» Supplied material

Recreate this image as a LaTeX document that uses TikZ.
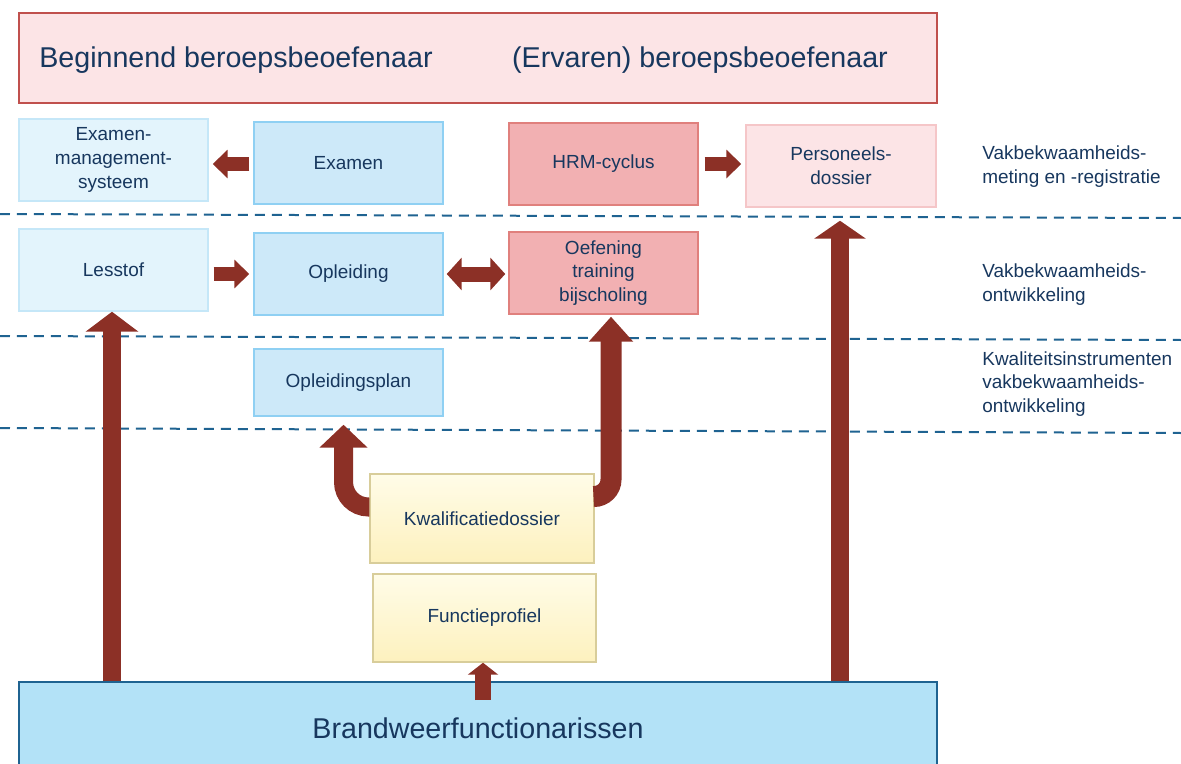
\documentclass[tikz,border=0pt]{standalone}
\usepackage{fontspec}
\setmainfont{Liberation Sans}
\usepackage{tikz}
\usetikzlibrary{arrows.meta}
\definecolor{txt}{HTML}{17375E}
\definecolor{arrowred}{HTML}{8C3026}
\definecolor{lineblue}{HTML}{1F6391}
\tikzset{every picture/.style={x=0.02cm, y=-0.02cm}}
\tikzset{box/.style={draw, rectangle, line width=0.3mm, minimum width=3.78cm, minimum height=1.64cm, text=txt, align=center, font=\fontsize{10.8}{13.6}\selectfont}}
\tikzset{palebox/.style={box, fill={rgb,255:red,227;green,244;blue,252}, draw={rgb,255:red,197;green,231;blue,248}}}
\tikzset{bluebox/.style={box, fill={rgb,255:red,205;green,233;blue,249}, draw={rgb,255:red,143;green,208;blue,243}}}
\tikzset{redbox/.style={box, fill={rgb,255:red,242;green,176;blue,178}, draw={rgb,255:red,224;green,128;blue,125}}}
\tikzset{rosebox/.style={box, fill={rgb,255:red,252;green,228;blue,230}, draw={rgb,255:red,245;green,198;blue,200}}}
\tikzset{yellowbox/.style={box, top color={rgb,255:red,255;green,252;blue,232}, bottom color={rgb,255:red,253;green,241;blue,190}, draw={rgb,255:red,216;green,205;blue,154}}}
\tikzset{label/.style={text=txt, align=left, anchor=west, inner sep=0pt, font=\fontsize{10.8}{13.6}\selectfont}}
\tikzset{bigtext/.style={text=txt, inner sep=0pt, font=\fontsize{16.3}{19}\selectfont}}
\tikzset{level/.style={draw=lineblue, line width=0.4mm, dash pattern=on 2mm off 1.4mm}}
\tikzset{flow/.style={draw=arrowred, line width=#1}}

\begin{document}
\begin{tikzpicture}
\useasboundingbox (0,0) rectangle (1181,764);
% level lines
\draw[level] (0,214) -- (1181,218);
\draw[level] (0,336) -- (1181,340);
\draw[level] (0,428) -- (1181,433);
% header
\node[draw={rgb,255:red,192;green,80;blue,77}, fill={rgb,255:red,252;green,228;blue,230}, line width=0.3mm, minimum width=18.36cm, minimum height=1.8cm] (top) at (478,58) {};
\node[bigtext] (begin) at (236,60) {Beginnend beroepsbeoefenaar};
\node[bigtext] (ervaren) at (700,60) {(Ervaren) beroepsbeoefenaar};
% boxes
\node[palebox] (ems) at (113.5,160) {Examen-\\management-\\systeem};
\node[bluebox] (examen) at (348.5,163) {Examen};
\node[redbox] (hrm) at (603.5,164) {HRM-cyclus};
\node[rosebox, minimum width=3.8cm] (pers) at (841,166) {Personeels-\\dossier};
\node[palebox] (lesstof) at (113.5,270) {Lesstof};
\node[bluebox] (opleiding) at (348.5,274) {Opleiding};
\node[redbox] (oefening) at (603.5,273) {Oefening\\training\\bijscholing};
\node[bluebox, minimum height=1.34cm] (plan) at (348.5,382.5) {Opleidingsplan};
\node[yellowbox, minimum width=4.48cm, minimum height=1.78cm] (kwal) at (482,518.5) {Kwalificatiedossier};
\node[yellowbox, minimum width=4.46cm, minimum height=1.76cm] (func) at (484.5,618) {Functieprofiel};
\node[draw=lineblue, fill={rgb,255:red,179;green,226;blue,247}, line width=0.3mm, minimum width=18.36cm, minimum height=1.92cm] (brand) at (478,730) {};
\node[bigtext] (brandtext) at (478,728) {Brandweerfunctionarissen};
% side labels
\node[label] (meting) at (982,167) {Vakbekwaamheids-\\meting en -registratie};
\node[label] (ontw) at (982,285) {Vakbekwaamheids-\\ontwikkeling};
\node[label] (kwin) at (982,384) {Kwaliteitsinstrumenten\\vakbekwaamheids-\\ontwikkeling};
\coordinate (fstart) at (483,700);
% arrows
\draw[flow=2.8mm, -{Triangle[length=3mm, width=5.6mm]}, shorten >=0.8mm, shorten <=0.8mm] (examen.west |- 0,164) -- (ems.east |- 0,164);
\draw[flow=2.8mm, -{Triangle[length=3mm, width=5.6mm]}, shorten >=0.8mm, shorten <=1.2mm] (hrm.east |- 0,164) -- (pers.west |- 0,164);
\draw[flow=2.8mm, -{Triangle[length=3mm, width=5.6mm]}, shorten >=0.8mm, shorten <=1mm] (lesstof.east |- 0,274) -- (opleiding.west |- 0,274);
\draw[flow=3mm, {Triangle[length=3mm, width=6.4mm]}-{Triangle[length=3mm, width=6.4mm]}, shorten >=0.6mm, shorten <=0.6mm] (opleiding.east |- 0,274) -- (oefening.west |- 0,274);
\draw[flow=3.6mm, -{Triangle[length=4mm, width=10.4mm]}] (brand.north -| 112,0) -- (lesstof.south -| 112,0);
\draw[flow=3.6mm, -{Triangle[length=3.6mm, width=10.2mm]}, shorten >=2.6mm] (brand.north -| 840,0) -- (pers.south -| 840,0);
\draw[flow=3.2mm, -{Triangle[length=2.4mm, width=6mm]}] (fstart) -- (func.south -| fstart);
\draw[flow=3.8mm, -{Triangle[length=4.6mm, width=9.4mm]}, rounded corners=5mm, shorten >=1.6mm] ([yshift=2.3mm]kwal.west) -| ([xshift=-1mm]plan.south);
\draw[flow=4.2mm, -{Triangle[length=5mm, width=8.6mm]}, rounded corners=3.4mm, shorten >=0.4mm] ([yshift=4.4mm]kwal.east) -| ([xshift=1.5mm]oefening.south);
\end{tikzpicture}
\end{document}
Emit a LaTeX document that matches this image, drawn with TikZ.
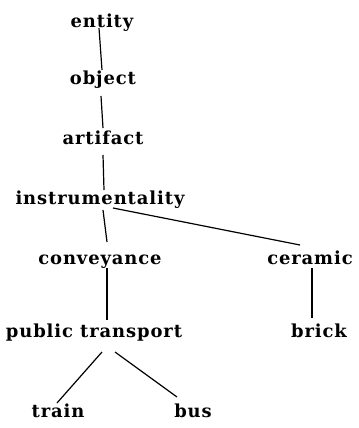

» Exercise
Your task is to set down the records shown above exactly, minus any pictures.

» Worked answer
Recreate this image as a LaTeX document that uses TikZ.
\documentclass[tikz,border=0pt]{standalone}
\usepackage{fontspec}
\setmainfont{Liberation Sans}
\usepackage{tikz}
\usetikzlibrary{arrows.meta}
\definecolor{txt}{HTML}{17375E}
\definecolor{arrowred}{HTML}{8C3026}
\definecolor{lineblue}{HTML}{1F6391}
\tikzset{every picture/.style={x=0.02cm, y=-0.02cm}}
\tikzset{box/.style={draw, rectangle, line width=0.3mm, minimum width=3.78cm, minimum height=1.64cm, text=txt, align=center, font=\fontsize{10.8}{13.6}\selectfont}}
\tikzset{palebox/.style={box, fill={rgb,255:red,227;green,244;blue,252}, draw={rgb,255:red,197;green,231;blue,248}}}
\tikzset{bluebox/.style={box, fill={rgb,255:red,205;green,233;blue,249}, draw={rgb,255:red,143;green,208;blue,243}}}
\tikzset{redbox/.style={box, fill={rgb,255:red,242;green,176;blue,178}, draw={rgb,255:red,224;green,128;blue,125}}}
\tikzset{rosebox/.style={box, fill={rgb,255:red,252;green,228;blue,230}, draw={rgb,255:red,245;green,198;blue,200}}}
\tikzset{yellowbox/.style={box, top color={rgb,255:red,255;green,252;blue,232}, bottom color={rgb,255:red,253;green,241;blue,190}, draw={rgb,255:red,216;green,205;blue,154}}}
\tikzset{label/.style={text=txt, align=left, anchor=west, inner sep=0pt, font=\fontsize{10.8}{13.6}\selectfont}}
\tikzset{bigtext/.style={text=txt, inner sep=0pt, font=\fontsize{16.3}{19}\selectfont}}
\tikzset{level/.style={draw=lineblue, line width=0.4mm, dash pattern=on 2mm off 1.4mm}}
\tikzset{flow/.style={draw=arrowred, line width=#1}}

\begin{document}
\begin{tikzpicture}
\useasboundingbox (0,0) rectangle (1181,764);
% level lines
\draw[level] (0,214) -- (1181,218);
\draw[level] (0,336) -- (1181,340);
\draw[level] (0,428) -- (1181,433);
% header
\node[draw={rgb,255:red,192;green,80;blue,77}, fill={rgb,255:red,252;green,228;blue,230}, line width=0.3mm, minimum width=18.36cm, minimum height=1.8cm] (top) at (478,58) {};
\node[bigtext] (begin) at (236,60) {Beginnend beroepsbeoefenaar};
\node[bigtext] (ervaren) at (700,60) {(Ervaren) beroepsbeoefenaar};
% boxes
\node[palebox] (ems) at (113.5,160) {Examen-\\management-\\systeem};
\node[bluebox] (examen) at (348.5,163) {Examen};
\node[redbox] (hrm) at (603.5,164) {HRM-cyclus};
\node[rosebox, minimum width=3.8cm] (pers) at (841,166) {Personeels-\\dossier};
\node[palebox] (lesstof) at (113.5,270) {Lesstof};
\node[bluebox] (opleiding) at (348.5,274) {Opleiding};
\node[redbox] (oefening) at (603.5,273) {Oefening\\training\\bijscholing};
\node[bluebox, minimum height=1.34cm] (plan) at (348.5,382.5) {Opleidingsplan};
\node[yellowbox, minimum width=4.48cm, minimum height=1.78cm] (kwal) at (482,518.5) {Kwalificatiedossier};
\node[yellowbox, minimum width=4.46cm, minimum height=1.76cm] (func) at (484.5,618) {Functieprofiel};
\node[draw=lineblue, fill={rgb,255:red,179;green,226;blue,247}, line width=0.3mm, minimum width=18.36cm, minimum height=1.92cm] (brand) at (478,730) {};
\node[bigtext] (brandtext) at (478,728) {Brandweerfunctionarissen};
% side labels
\node[label] (meting) at (982,167) {Vakbekwaamheids-\\meting en -registratie};
\node[label] (ontw) at (982,285) {Vakbekwaamheids-\\ontwikkeling};
\node[label] (kwin) at (982,384) {Kwaliteitsinstrumenten\\vakbekwaamheids-\\ontwikkeling};
\coordinate (fstart) at (483,700);
% arrows
\draw[flow=2.8mm, -{Triangle[length=3mm, width=5.6mm]}, shorten >=0.8mm, shorten <=0.8mm] (examen.west |- 0,164) -- (ems.east |- 0,164);
\draw[flow=2.8mm, -{Triangle[length=3mm, width=5.6mm]}, shorten >=0.8mm, shorten <=1.2mm] (hrm.east |- 0,164) -- (pers.west |- 0,164);
\draw[flow=2.8mm, -{Triangle[length=3mm, width=5.6mm]}, shorten >=0.8mm, shorten <=1mm] (lesstof.east |- 0,274) -- (opleiding.west |- 0,274);
\draw[flow=3mm, {Triangle[length=3mm, width=6.4mm]}-{Triangle[length=3mm, width=6.4mm]}, shorten >=0.6mm, shorten <=0.6mm] (opleiding.east |- 0,274) -- (oefening.west |- 0,274);
\draw[flow=3.6mm, -{Triangle[length=4mm, width=10.4mm]}] (brand.north -| 112,0) -- (lesstof.south -| 112,0);
\draw[flow=3.6mm, -{Triangle[length=3.6mm, width=10.2mm]}, shorten >=2.6mm] (brand.north -| 840,0) -- (pers.south -| 840,0);
\draw[flow=3.2mm, -{Triangle[length=2.4mm, width=6mm]}] (fstart) -- (func.south -| fstart);
\draw[flow=3.8mm, -{Triangle[length=4.6mm, width=9.4mm]}, rounded corners=5mm, shorten >=1.6mm] ([yshift=2.3mm]kwal.west) -| ([xshift=-1mm]plan.south);
\draw[flow=4.2mm, -{Triangle[length=5mm, width=8.6mm]}, rounded corners=3.4mm, shorten >=0.4mm] ([yshift=4.4mm]kwal.east) -| ([xshift=1.5mm]oefening.south);
\end{tikzpicture}
\end{document}
Emit a LaTeX document that matches this image, drawn with TikZ.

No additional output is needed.